O judaísmo, por exemplo, ao ressaltar os valores da vida humana, da
igualdade entre os seres, da submissão a um conjunto de regras para a
conduta em sociedade – como evidenciado na lei mosaica –, representou um
progresso em relação às religiões de cunho vingativo então existentes. O
cristianismo, por sua vez, enfatizou a fraternidade dos homens, ao amor
ao próximo, o perdão e a caridade como “benfeitorias” que muito fizeram
para elevar o padrão moral da humanidade. Da mesma forma, o budismo
trouxe o respeito à vida humana, ou melhor, a qualquer forma de vida a
um patamar certamente elevado, enfatizando, como o cristianismo, o
respeito a todo ser humano como princípio universalmente válido. Essas
três religiões me parecem assumir plenamente a tolerância como regra de
conduta válida na vida social, mesmo se variantes “fundamentalistas” do
cristianismo militante (“evangelizador”, ou de “conversão”) tenham
conspurcado a mensagem cristã da aceitação das opiniões de terceiros.
Em momentos diversos de suas trajetórias históricas, as sociedades
que abrigaram essas três grandes religiões com vocação “universalista”
passaram por processos reais de secularização e de laicização que
diminuíram em muito o papel da religião (e da liturgia, isto é a forma
organizada e talvez “burocratizada” da religião) na organização da vida
social, na socialização das pessoas, na condução da vida diária. A
religião passou à esfera do privado e a vida política e social passou a
ser organizada em bases legais e racionais. Este “caminho weberiano” não
parece ter sido experimentado, ainda, pelo islamismo, que permanece
como um “bloco” indivisível e praticamente impermeável a variações
interpretativas. Não houve, como na história do cristianismo, por
exemplo, nenhuma divisão entre escolas dotadas de liturgias diferentes
(como ocorreu, primeiro, com a cisão entre ortodoxia e catolicismo,
depois com a divisão deste na reforma protestante).
O islamismo “penetra” e domina a vida individual como nenhuma outra
religião de vocação universalista o faz. Ele comanda uma submissão
total, ocupando não apenas os espaços da vida familiar e social, mas
também, em grande medida, os campos político e econômico. Mesmo
sociedades islâmicas contemporâneas que passaram por processos de
relativa secularização ressentem uma enorme pressão para a aplicação da sharia, isto é, a lei costumeira dos tempos do profeta, cujos princípios parecem ser mais vingativos do que propriamente retributivos.

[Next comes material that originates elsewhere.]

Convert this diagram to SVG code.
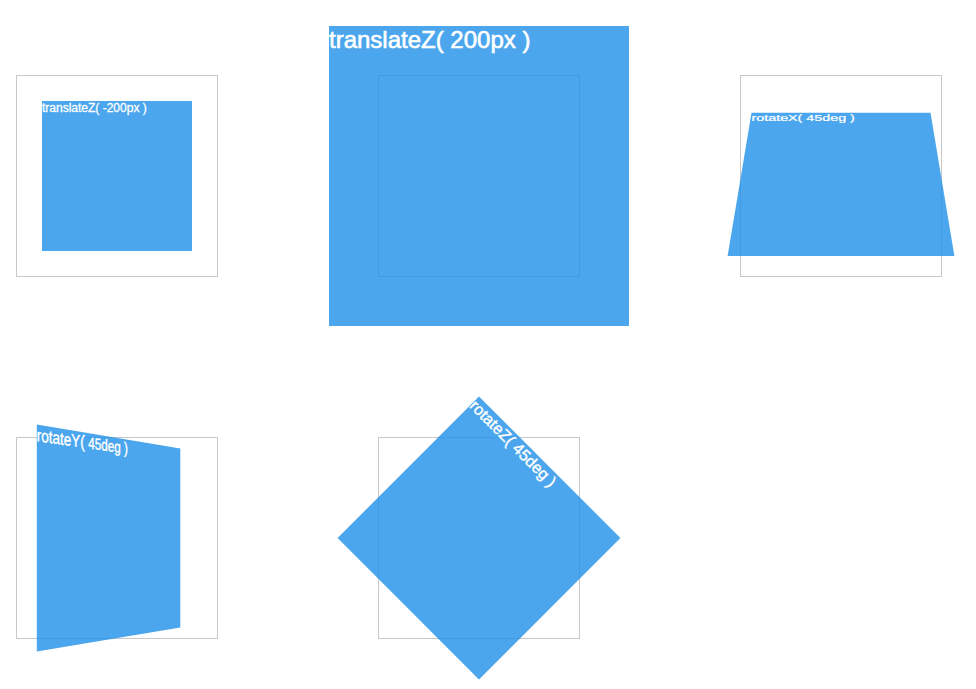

Essa submissão não se submete, ela mesma, ao crivo da razão, isto é,
ao trabalho exegético, eventualmente contestador, que caracteriza o
cristianismo como um todo. A “profissão” de teólogo, ou intérprete dos
preceitos “divinos” – típica dos povos da Bíblia – praticamente inexiste
no islamismo, que abriga apenas “conhecedores” da palavra do profeta.
Não há propriamente um “diálogo” com deus, ou com seus “intérpretes
oficiais”, uma vez que o que está escrito no livro sagrado é considerado
como a própria palavra de deus, insuscetível, portanto, de
interpretações ou de “aperfeiçoamentos”.
A característica mais importante a separar essas religiões, porém,
não é apenas a capacidade de interpretar a palavra divina, e sim a
faculdade de contestá-la. É possível, dentro da religião cristã,
contestar a palavra de Deus, o que pode levar, no máximo, à excomunhão
do “incréu”, o que em outros tempos poderia resultar na fogueira. O fato
histórico é que essas sociedades evoluíram ao ponto de abolir a
condenação da pregação anti-religiosa. É possível ser ateu, iconoclasta,
blasfemo militante e até mesmo apóstata, sem incorrer nas iras da lei
ou no castigo da instituição religiosa. É possível abandonar ou trocar
de religião, sem ter de temer acusação de apostasia ou de crime contra a
religião.
Nada disso é possível na religião islâmica: viver à margem ou contra a
religião é extremamente perigoso, proclamar publicamente apostasia ou
blasfêmia constitui um grave crime contra a religião do profeta,
passível da pena de morte. Mas é possível, publicamente, em terras do
Islã, repudiar a religião cristã, ou qualquer outra, que não a do
profeta. É possível, à esposa não muçulmana de um verdadeiro “crente”,
conservar a sua fé, mas ela não poderá educar os seus filhos senão na
religião do profeta.
Trata-se de um verdadeiro “imperialismo” da religião, que assume
aspectos por vezes trágico na vida individual ou no relacionamento com
pessoas de outros credos. O assunto das charges dinamarquesas, no início
de fevereiro de 2006, revelou, por outro lado, todo o potencial de
conflito embutido numa religião que pode ser utilizada para fins de
mobilização popular. O que esta questão revela é, sobretudo, a
intolerância total em relação a “contestações” do sentimento religioso
dos seguidores do profeta: mesmo os incréus são passíveis da “pena de
morte”, na interpretação dos verdadeiros crentes.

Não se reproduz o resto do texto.